Japan Geoscience Union Meeting 2015

Presentation information

International Session (Oral)

Symbol P (Space and Planetary Sciences) » P-EM Solar-Terrestrial Sciences, Space Electromagnetism & Space Environment

[P-EM10] Study of coupling processes in solar-terrestrial system

Wed. May 27, 2015 4:15 PM - 6:00 PM A01 (APA HOTEL&RESORT TOKYO BAY MAKUHARI)

Convener:*Mamoru Yamamoto(Research Institute for Sustainable Humanosphere, Kyoto University), Satonori Nozawa(Solar-Terrestrial Environment Laboratory), Yasunobu Ogawa(National Institute of Polar Research), Hiroyuki Hashiguchi(Research Institute for Sustainable Humanosphere, Kyoto University), Akimasa Yoshikawa(Department of Earth and Planetary Sciences, Kyushu University), Chair:Satonori Nozawa(Solar-Terrestrial Environment Laboratory)

4:30 PM - 4:45 PM

[PEM10-07] Comparison of Raindrop Size Distributions in Equatorial Indonesia during Convectively Inactive and Active MJO

*Marzuki MARZUKI1, Hiroyuki HASHIGUCHI2, Toyoshi SHIMOMAI3, Toshiaki KOZU3, Yukihiro TAKAHASHI4 (1.Department of Physics Andalas University, Padang, Indonesia, 2.RISH, Kyoto University, Japan, 3.Shimane University, Japan, 4.Hokkaido University)

Keywords:Raindrop size distribution, Equatorial, MJO

The variability of rainfall and drop size distributions (DSDs) as a function of MJO phases and storm characteristics is investigated using measurements from the Equatorial Atmosphere Radar (EAR) facility at Koto Tabang, Indonesia. Observations are obtained from a 2D-Video Disdrometer (2DVD) with a near continuous record of operation over eight consecutive years (2003?2010). Vertical profile of DSD is investigated using a Micro Rain Radar (MRR) measurement. Bulk rainfall characteristics are partitioned according to convective and stratiform precipitation classifications, and MJO phase. Notably, on average, the DSD during the inactive phases tends to have the higher concentration of medium and large-size drops (D > 3 mm) than the active counterpart.
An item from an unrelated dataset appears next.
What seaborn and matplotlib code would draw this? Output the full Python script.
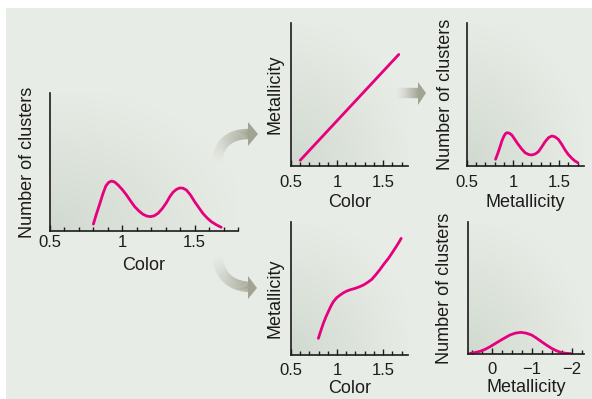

But, the DSD during the active phase has more small raindrops with D < 2 mm. The evidence of intraseasonal variation of DSD becomes more obvious during heavy rain. Differences in the DSD for the two MJO phases may indicate the difference in characteristics of microphysical process accompanying the formation and evolution of DSD during each phase. The microphysical processes are investigated using vertical profile of precipitation from 1.3 GHz wind profiler, brightness temperature from satellite, lightning from the World Wide Lightning Location Network (WWLLN), cloud properties from daily MODerate resolution Imaging Spectroradiometer (MODIS), and vertical air motion from EAR measurement.